The description of your show on my cable guide says you "travel the globe and cook with world famous chefs, attend wild parties and fish with some of the best anglers." That sounds like a pretty good job!
I definitely cannot complain. I totally love my job and consider myself to be a very lucky girl. … It's always something fishing-related no matter what. Sometime it's cooking, sometimes it's just eating, which is excellent, too. But sometimes the (challenges) are something very specific to that area. For example, in Miami, which we shot right after the St. Petersburg-Clearwater episode, I did trapezing — kind of like a circus school right on the beach. I went to DJ school to learn how to scratch records because Miami is known for its music and DJ scene.

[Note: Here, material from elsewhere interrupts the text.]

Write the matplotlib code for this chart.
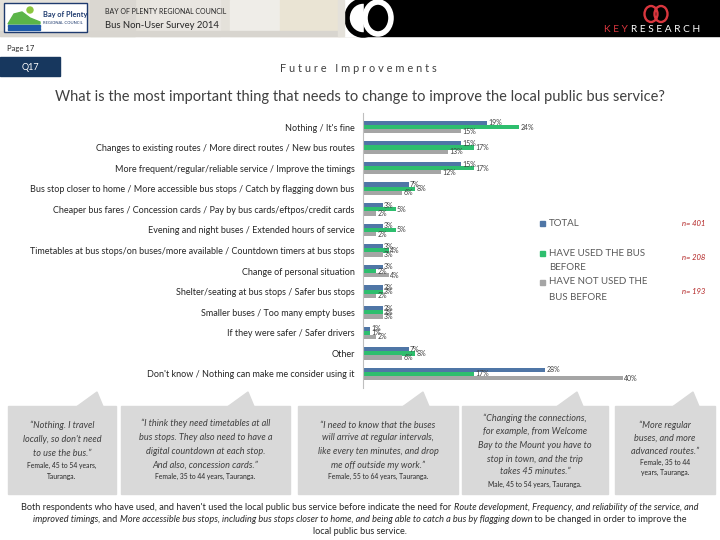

Basically, WFN can challenge me to all sorts of things. I'm pretty much traveling the world doing all sorts of fishing and non-fishing related things. But a lot of times it's got something to do with cooking, because I really like food.
Do you watch a lot of food TV?
I do. Especially when I'm on the road, if I'm by myself in my hotel room. I'm shooting for WFN and I'm usually watching the Food Network.
What's the biggest fish you've caught?
People always ask that. And I'm pretty sure in terms of size it would be a shark. I was in Miami about four years ago and I caught a hammerhead. … That was a very big fish, but it wasn't a Jaws or anything.